Но вернёмся к сути душевной катастрофы Ашенбаха. Один из ключей к её пониманию — расшифровка имён обоих героев новеллы. Тадзь, Тадеуш — польская форма имени Фадей, что в переводе с еврейского означает «похвала». Это имя и по звучанью и по смыслу близко греческому имени Федр («сияющий», «радостный»). На такую аналогию указывают и постоянные ссылки автора на Платона. В памяти Ашенбаха всплывают сцены из «Федра»:
«лежат двое, один уже в летах, другой ещё юноша, один урод, другой красавец, — мудрый рядом с тем, кто создан, чтобы внушать любовь. Сократ поучал Федра тоске по совершенству и добродетели. <…> Итак, красота — путь чувственности к духу, — только путь, только средство, мой маленький Федр… И тут лукавый ухаживатель высказал острую мысль: любящий-де ближе к божеству, чем любимый, ибо из этих двоих только в нём живёт бог, — претонкую мысль, от которой взялось начало всего лукавства, всего тайного сладострастия, любовной тоски».
Если бы Тадзио был равноценен подлинному Федру (в новелле и в фильме, это действительно так), то близость с ним приобрела бы настолько возвышенный и даже мистический характер, что ей не были страшны никакие пересуды толпы. Так, по крайней мере, утверждает Платон в своём мифе. Философ пишет, что крылатые души, обитающие в идеальном прекрасном мире, обречены пасть на грешную землю, так как они со временем теряют крылья. Чем больше красоты и мудрости повидали они вблизи Бога, тем завиднее их участь после падения.
«Душа, видевшая всего больше, попадает в зародыш будущего философа, преданного Музам и Эроту».
Остальные вселяются в людей по рангам, в зависимости от того, сколько воспоминаний о прекрасном они сохранили. Душа, живущая в теле каждого человека, томится по красоте, созерцаемой прежде.
«Смотря на красоту юноши, она воспринимает в себе исходящие и истекающие оттуда частицы — недаром их называют влечением; впитывая их, она согревается, избавляется от муки и радуется. По доброй воле она никогда от него не откажется, её красавец для неё дороже всех: тут забывают и о матери, и о братьях, и о всех приятелях, и даже потерять по нерадению всё состояние ей всё нипочём».
Всё дело в том, что у душ тех, кто общается с красотой, вырастают крылья.
«Когда юноша, допустив к себе влюблённого, вступит с ним в разговор, увидит вблизи его привязанность, — она поражает возлюбленного, который замечает, что дружба всех других его друзей и близких, вместе взятых, ничто в сравнении с любовью его одержимого богом друга.

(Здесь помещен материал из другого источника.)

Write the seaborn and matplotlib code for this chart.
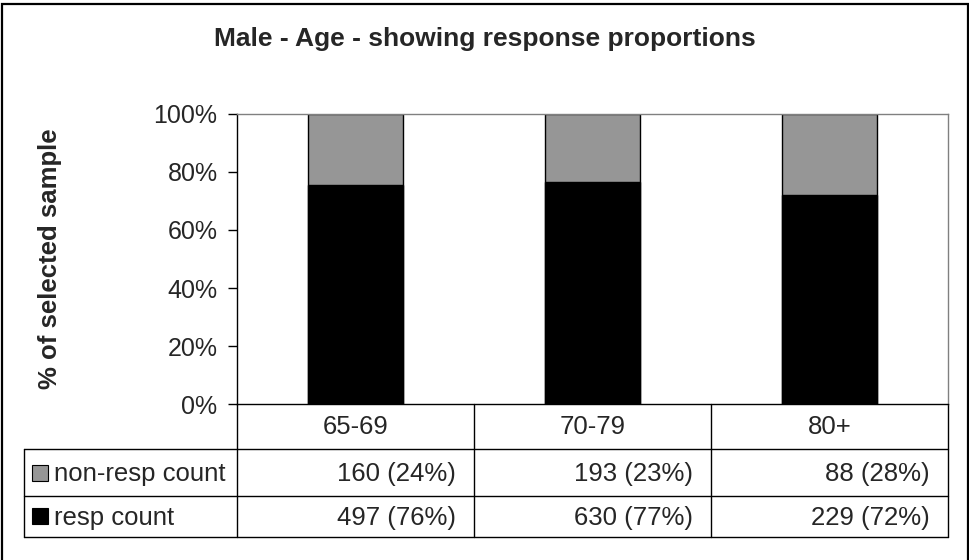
import matplotlib
matplotlib.use("Agg")
import matplotlib.pyplot as plt
from matplotlib.patches import Rectangle
from matplotlib.transforms import blended_transform_factory
import pandas as pd
import seaborn as sns

# chart values
age_groups = ["65-69", "70-79", "80+"]
resp_count = [497, 630, 229]
nonresp_count = [160, 193, 88]
row_labels = ["non-resp count", "resp count"]
y_ticks = [0, 20, 40, 60, 80, 100]

sns.set_style("white")
plt.rcParams["font.family"] = ["Liberation Sans", "DejaVu Sans"]

df = pd.DataFrame({"age": age_groups, "resp": resp_count, "nonresp": nonresp_count})
df["total"] = df["resp"] + df["nonresp"]
df["resp_pct"] = df["resp"] / df["total"] * 100
df["nonresp_pct"] = df["nonresp"] / df["total"] * 100
df["stack_top"] = df["resp_pct"] + df["nonresp_pct"]

W, H = 969, 560
fig = plt.figure(figsize=(W / 100, H / 100), dpi=100)
ax = fig.add_axes([237 / W, 1 - 404 / H, (948 - 237) / W, (404 - 114) / H])

gray = "#969696"
fs = 18
fs_tab = 18.5
sns.barplot(data=df, x="age", y="stack_top", color=gray, edgecolor="black",
            linewidth=1, width=0.4, saturation=1, errorbar=None, ax=ax)
sns.barplot(data=df, x="age", y="resp_pct", color="black", edgecolor="black",
            linewidth=1, width=0.4, saturation=1, errorbar=None, ax=ax)

ax.set_xlim(-0.5, len(age_groups) - 0.5)
ax.set_ylim(0, 100)
ax.set_yticks(y_ticks)
ax.set_yticklabels([f"{t}%" for t in y_ticks], fontsize=fs)
ax.tick_params(axis="y", direction="out", length=6.5, width=1, color="black", pad=7.5, left=True)
ax.tick_params(axis="x", length=0, labelsize=fs_tab, pad=8)
ax.set_xlabel("")
ax.set_ylabel("% of selected sample", fontsize=18.5, fontweight="bold")
ax.yaxis.set_label_coords((62 - 237) / (948 - 237), 0.5)
for side in ["left", "bottom"]:
    ax.spines[side].set_color("black")
    ax.spines[side].set_linewidth(1)
for side in ["top", "right"]:
    ax.spines[side].set_color("#808080")
    ax.spines[side].set_linewidth(1)

# data table below the axis
trans = blended_transform_factory(ax.transData, ax.transAxes)
ax_h = 404 - 114
col_px = (948 - 237) / len(age_groups)
y_row1 = -(449 - 404) / ax_h
y_row2 = -(496 - 404) / ax_h
y_bot = -(537 - 404) / ax_h
x_left = -0.5 - (237 - 24) / col_px
n = len(age_groups)
for xb in [i - 0.5 for i in range(n + 1)]:
    ax.plot([xb, xb], [0, y_bot], color="black", lw=1, transform=trans, clip_on=False)
for yy in [y_row1, y_row2, y_bot]:
    ax.plot([x_left, n - 0.5], [yy, yy], color="black", lw=1, transform=trans, clip_on=False)
ax.plot([x_left, x_left], [y_row1, y_bot], color="black", lw=1, transform=trans, clip_on=False)

row_y = [(y_row1 + y_row2) / 2 - 2 / ax_h, (y_row2 + y_bot) / 2 - 1 / ax_h]
row_colors = [gray, "black"]
row_counts = [df["nonresp"], df["resp"]]
row_pcts = [df["nonresp_pct"], df["resp_pct"]]
sq = 16
for r in range(2):
    ax.add_patch(Rectangle((x_left + 8 / col_px, row_y[r] - 6 / ax_h), sq / col_px, sq / ax_h,
                           facecolor=row_colors[r], edgecolor="black", lw=0.8,
                           transform=trans, clip_on=False))
    ax.text(x_left + 30 / col_px, row_y[r], row_labels[r], fontsize=fs_tab, ha="left",
            va="center", transform=trans)
    for i in range(n):
        ax.text(i + 0.5 - 18 / col_px, row_y[r], f"{row_counts[r][i]} ({row_pcts[r][i]:.0f}%)",
                fontsize=fs_tab, ha="right", va="center", transform=trans)

fig.text(0.5, 1 - 39 / H, "Male - Age - showing response proportions",
         ha="center", va="center", fontsize=19, fontweight="bold")
fig.patches.append(Rectangle((1.5 / W, -0.01), 1 - 3 / W, 1 - 3.5 / H + 0.01, fill=False,
                             edgecolor="black", lw=1.6, transform=fig.transFigure))

fig.savefig("out.png", dpi=100)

Со временем близость их растёт от встреч; тогда то истечение, которое Зевс, влюблённый в Ганимеда, назвал влечением, обильной струёй изливаясь на влюблённого, частью проникает в него, а частью, когда он уже переполнен, вытекает наружу. Как дуновение или звук, отражённые гладкой и твёрдой поверхностью, снова несутся туда, откуда исходят, так и поток красоты снова возвращается в красавца через глаза, то есть тем путём, которым ему свойственно проникать в душу, теперь уже окрылённую, ибо он питает рост крыльев и наполняет любовью душу любимого».
Таким образом, души истинно влюблённых людей, чуткие к красоте и мудрости, вновь обретают крылья и затем возвращаются в надземный мир, идеальный и божественный.